◆ The exercise
Write out each line word for word. Drop pictures.

(begin)

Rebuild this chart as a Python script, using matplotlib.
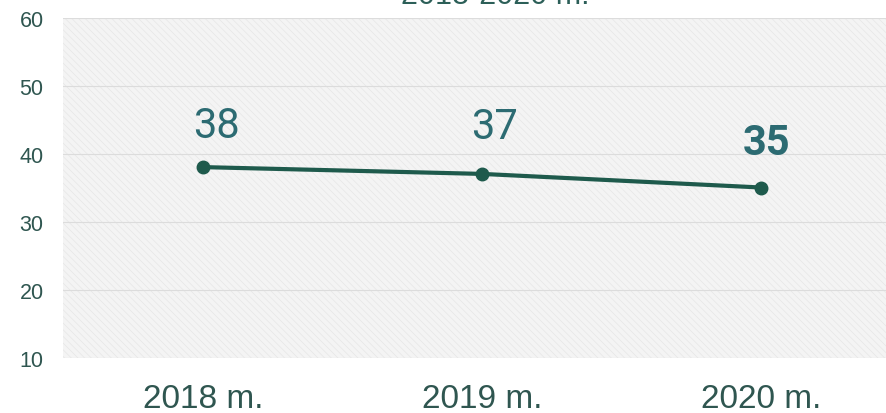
import matplotlib
matplotlib.use("Agg")
import matplotlib.pyplot as plt
from matplotlib.patches import Rectangle

categories = ["2018 m.", "2019 m.", "2020 m."]
values = [38, 37, 35]
label_weights = ["normal", "normal", "bold"]
yticks = [10, 20, 30, 40, 50, 60]
title = "2018-2020 m."

plt.rcParams["font.family"] = ["Liberation Sans", "DejaVu Sans"]
plt.rcParams["hatch.color"] = "#e4e4e4"
plt.rcParams["hatch.linewidth"] = 0.5

fig = plt.figure(figsize=(8.87, 4.14), dpi=100)
ax = fig.add_axes([0.071, 0.134, 0.929, 0.8213])
ax.set_facecolor("#f4f4f4")
ax.add_patch(Rectangle((0, 0), 1, 1, transform=ax.transAxes, facecolor="none",
                       edgecolor="#e6e6e6", hatch="\\\\\\\\\\", linewidth=0, zorder=0))

x = list(range(len(categories)))
ax.plot(x, values, color="#1e5a4c", linewidth=3, marker="o", markersize=9, zorder=3, clip_on=False)
offsets = [(9.4, 21.6), (9.0, 26.0), (3.6, 23.8)]
for xi, v, w, (dx, dy) in zip(x, values, label_weights, offsets):
    ax.annotate(str(v), (xi, v), xytext=(dx, dy), textcoords="offset points",
                ha="center", va="baseline", fontsize=30, color="#2c6b72",
                fontweight=w, family=["Roboto", "DejaVu Sans"])

ax.set_xlim(-0.502, 2.451)
ax.set_ylim(10, 60)
ax.set_yticks(yticks)
ax.set_xticks(x)
ax.set_xticklabels(categories)
ax.yaxis.grid(True, color="#dcdcdc", linewidth=0.8)
ax.set_axisbelow(True)
for s in ax.spines.values():
    s.set_visible(False)
ax.tick_params(axis="y", length=0, labelsize=15.5, labelcolor="#2f5650", pad=14)
ax.tick_params(axis="x", length=0, labelsize=24, labelcolor="#2f5650", pad=18)

fig.text(0.558, 0.990, title, ha="center", va="baseline", fontsize=22, color="#2c5f58")

fig.savefig("out.png", dpi=100, facecolor="white")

(end)

◆ Task answer
Rebuild this chart as a Python script, using matplotlib.
import matplotlib
matplotlib.use("Agg")
import matplotlib.pyplot as plt
from matplotlib.patches import Rectangle

categories = ["2018 m.", "2019 m.", "2020 m."]
values = [38, 37, 35]
label_weights = ["normal", "normal", "bold"]
yticks = [10, 20, 30, 40, 50, 60]
title = "2018-2020 m."

plt.rcParams["font.family"] = ["Liberation Sans", "DejaVu Sans"]
plt.rcParams["hatch.color"] = "#e4e4e4"
plt.rcParams["hatch.linewidth"] = 0.5

fig = plt.figure(figsize=(8.87, 4.14), dpi=100)
ax = fig.add_axes([0.071, 0.134, 0.929, 0.8213])
ax.set_facecolor("#f4f4f4")
ax.add_patch(Rectangle((0, 0), 1, 1, transform=ax.transAxes, facecolor="none",
                       edgecolor="#e6e6e6", hatch="\\\\\\\\\\", linewidth=0, zorder=0))

x = list(range(len(categories)))
ax.plot(x, values, color="#1e5a4c", linewidth=3, marker="o", markersize=9, zorder=3, clip_on=False)
offsets = [(9.4, 21.6), (9.0, 26.0), (3.6, 23.8)]
for xi, v, w, (dx, dy) in zip(x, values, label_weights, offsets):
    ax.annotate(str(v), (xi, v), xytext=(dx, dy), textcoords="offset points",
                ha="center", va="baseline", fontsize=30, color="#2c6b72",
                fontweight=w, family=["Roboto", "DejaVu Sans"])

ax.set_xlim(-0.502, 2.451)
ax.set_ylim(10, 60)
ax.set_yticks(yticks)
ax.set_xticks(x)
ax.set_xticklabels(categories)
ax.yaxis.grid(True, color="#dcdcdc", linewidth=0.8)
ax.set_axisbelow(True)
for s in ax.spines.values():
    s.set_visible(False)
ax.tick_params(axis="y", length=0, labelsize=15.5, labelcolor="#2f5650", pad=14)
ax.tick_params(axis="x", length=0, labelsize=24, labelcolor="#2f5650", pad=18)

fig.text(0.558, 0.990, title, ha="center", va="baseline", fontsize=22, color="#2c5f58")

fig.savefig("out.png", dpi=100, facecolor="white")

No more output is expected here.